**What is needed:** Select every line below containing the word "this".

**Listed entries:**
** BEGIN **

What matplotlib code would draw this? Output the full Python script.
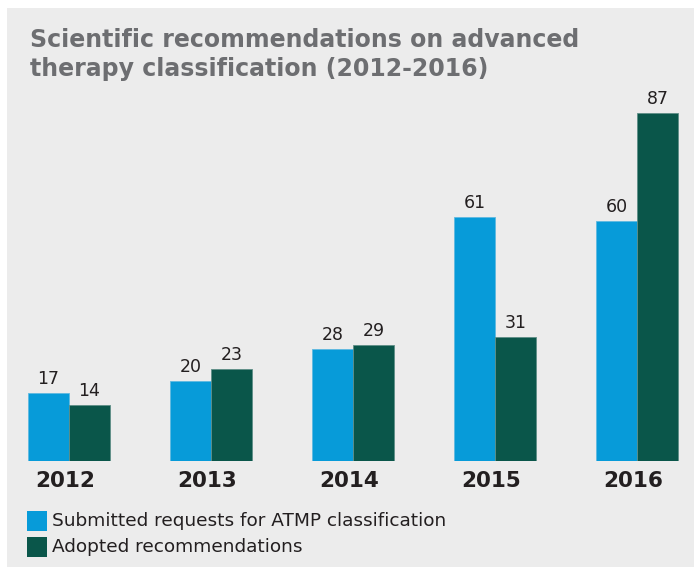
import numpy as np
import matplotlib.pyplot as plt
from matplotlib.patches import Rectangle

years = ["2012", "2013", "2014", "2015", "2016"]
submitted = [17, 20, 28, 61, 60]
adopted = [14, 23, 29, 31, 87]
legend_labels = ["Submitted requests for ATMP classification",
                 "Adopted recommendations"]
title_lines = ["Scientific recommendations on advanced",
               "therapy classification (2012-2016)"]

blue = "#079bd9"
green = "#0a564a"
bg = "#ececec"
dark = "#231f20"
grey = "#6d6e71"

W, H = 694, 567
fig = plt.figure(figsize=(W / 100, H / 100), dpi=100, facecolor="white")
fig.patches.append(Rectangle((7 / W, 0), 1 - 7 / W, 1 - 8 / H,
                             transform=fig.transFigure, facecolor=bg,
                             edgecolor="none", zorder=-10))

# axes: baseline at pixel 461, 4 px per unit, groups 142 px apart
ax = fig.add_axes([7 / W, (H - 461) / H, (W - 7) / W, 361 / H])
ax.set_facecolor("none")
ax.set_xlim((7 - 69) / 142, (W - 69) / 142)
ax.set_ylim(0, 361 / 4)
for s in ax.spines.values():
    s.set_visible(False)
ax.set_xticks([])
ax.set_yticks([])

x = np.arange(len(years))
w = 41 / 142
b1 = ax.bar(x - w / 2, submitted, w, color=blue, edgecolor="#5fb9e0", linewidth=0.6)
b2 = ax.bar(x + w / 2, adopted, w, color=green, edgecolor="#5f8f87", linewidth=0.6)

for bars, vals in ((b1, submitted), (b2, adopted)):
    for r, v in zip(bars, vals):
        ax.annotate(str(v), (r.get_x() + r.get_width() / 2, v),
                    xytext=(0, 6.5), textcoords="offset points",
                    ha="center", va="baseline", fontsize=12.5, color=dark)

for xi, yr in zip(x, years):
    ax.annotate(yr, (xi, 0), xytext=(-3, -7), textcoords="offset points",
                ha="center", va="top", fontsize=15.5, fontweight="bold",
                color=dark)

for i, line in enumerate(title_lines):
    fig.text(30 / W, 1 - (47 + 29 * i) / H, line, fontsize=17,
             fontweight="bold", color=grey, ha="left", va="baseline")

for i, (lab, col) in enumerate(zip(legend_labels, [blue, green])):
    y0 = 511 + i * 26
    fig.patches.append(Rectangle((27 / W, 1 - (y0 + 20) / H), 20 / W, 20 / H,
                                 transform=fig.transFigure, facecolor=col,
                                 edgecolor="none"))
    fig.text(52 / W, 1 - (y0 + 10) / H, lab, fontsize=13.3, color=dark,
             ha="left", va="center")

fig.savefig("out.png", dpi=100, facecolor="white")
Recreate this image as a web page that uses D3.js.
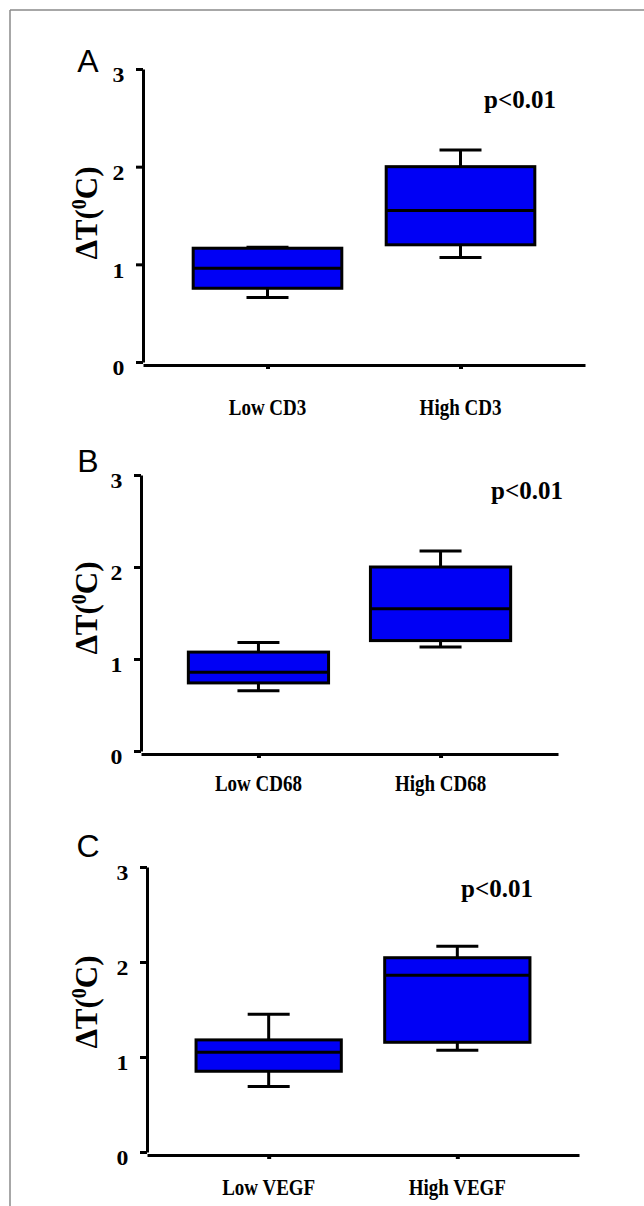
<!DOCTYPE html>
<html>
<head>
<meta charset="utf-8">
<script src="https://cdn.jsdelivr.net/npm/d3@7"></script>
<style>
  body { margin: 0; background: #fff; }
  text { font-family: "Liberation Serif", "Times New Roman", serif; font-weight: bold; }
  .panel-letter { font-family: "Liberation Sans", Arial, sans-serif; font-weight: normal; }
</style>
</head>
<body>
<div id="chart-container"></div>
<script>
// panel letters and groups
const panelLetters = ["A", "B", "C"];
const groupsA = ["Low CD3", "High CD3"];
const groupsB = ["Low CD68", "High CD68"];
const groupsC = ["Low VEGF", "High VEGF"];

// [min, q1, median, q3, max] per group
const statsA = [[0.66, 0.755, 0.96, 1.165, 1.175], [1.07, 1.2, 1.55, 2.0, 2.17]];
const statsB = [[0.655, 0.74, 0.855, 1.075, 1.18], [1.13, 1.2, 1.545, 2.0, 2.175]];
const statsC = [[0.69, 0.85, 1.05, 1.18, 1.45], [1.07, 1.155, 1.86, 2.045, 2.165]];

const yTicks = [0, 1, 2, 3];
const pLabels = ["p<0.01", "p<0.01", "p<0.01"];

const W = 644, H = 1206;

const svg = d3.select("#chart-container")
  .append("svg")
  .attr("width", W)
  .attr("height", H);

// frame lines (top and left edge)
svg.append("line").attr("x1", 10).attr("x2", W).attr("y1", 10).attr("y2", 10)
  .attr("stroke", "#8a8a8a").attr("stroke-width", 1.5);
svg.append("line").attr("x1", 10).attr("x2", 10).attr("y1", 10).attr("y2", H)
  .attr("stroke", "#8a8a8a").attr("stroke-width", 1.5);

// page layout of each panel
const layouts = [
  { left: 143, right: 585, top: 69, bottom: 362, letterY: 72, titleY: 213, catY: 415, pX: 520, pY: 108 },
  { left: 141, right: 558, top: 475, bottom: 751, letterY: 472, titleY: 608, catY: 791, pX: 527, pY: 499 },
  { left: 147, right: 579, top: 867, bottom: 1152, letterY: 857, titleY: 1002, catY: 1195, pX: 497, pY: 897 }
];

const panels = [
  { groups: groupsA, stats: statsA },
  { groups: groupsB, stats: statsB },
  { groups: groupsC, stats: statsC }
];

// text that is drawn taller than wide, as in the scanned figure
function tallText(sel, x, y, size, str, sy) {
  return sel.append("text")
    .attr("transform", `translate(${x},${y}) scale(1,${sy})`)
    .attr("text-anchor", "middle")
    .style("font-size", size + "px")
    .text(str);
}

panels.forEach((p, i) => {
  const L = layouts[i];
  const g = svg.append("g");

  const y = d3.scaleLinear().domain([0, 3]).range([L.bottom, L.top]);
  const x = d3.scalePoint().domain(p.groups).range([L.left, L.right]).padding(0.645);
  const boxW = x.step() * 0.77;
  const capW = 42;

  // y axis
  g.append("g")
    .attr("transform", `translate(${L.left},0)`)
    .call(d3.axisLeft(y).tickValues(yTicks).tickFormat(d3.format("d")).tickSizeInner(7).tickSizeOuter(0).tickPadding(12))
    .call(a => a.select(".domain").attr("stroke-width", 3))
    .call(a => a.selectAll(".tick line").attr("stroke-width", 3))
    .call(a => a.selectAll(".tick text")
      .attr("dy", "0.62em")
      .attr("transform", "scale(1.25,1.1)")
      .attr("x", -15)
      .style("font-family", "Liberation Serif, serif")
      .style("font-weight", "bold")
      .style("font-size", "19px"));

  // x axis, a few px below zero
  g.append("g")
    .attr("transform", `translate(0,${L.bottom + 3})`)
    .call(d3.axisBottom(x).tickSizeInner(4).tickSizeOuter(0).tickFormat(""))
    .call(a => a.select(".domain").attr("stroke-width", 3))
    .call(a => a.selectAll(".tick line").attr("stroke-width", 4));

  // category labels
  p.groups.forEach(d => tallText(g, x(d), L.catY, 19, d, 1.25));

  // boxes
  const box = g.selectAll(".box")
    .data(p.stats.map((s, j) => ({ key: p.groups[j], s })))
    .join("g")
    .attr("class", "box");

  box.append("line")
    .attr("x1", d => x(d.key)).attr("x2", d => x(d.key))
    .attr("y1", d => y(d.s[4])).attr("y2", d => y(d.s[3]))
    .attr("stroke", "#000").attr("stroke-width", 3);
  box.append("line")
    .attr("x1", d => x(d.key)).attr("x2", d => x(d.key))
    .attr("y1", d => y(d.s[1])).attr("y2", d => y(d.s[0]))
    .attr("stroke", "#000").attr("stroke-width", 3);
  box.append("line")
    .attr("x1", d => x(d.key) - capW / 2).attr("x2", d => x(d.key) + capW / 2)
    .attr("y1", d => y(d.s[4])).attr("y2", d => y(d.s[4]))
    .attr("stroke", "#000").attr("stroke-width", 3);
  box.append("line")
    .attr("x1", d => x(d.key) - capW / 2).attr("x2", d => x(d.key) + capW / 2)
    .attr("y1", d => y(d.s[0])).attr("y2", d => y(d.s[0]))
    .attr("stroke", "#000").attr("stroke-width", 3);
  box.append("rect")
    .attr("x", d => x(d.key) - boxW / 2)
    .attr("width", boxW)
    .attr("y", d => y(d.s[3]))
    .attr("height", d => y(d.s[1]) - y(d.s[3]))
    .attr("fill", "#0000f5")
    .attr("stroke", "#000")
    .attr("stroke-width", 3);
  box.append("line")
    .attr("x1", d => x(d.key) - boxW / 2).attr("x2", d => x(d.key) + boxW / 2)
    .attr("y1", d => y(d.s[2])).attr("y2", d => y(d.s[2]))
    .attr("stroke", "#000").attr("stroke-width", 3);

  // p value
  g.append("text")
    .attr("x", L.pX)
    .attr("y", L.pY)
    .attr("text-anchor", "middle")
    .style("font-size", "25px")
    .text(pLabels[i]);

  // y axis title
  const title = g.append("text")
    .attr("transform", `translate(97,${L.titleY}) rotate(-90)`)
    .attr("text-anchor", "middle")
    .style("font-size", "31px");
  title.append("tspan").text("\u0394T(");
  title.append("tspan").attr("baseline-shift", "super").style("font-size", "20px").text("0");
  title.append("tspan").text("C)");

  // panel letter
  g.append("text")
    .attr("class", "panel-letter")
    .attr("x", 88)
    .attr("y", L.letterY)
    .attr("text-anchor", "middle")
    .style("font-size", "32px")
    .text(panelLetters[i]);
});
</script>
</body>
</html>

** END **

**Result:**
What matplotlib code would draw this? Output the full Python script.
Recreate this image as a web page that uses D3.js.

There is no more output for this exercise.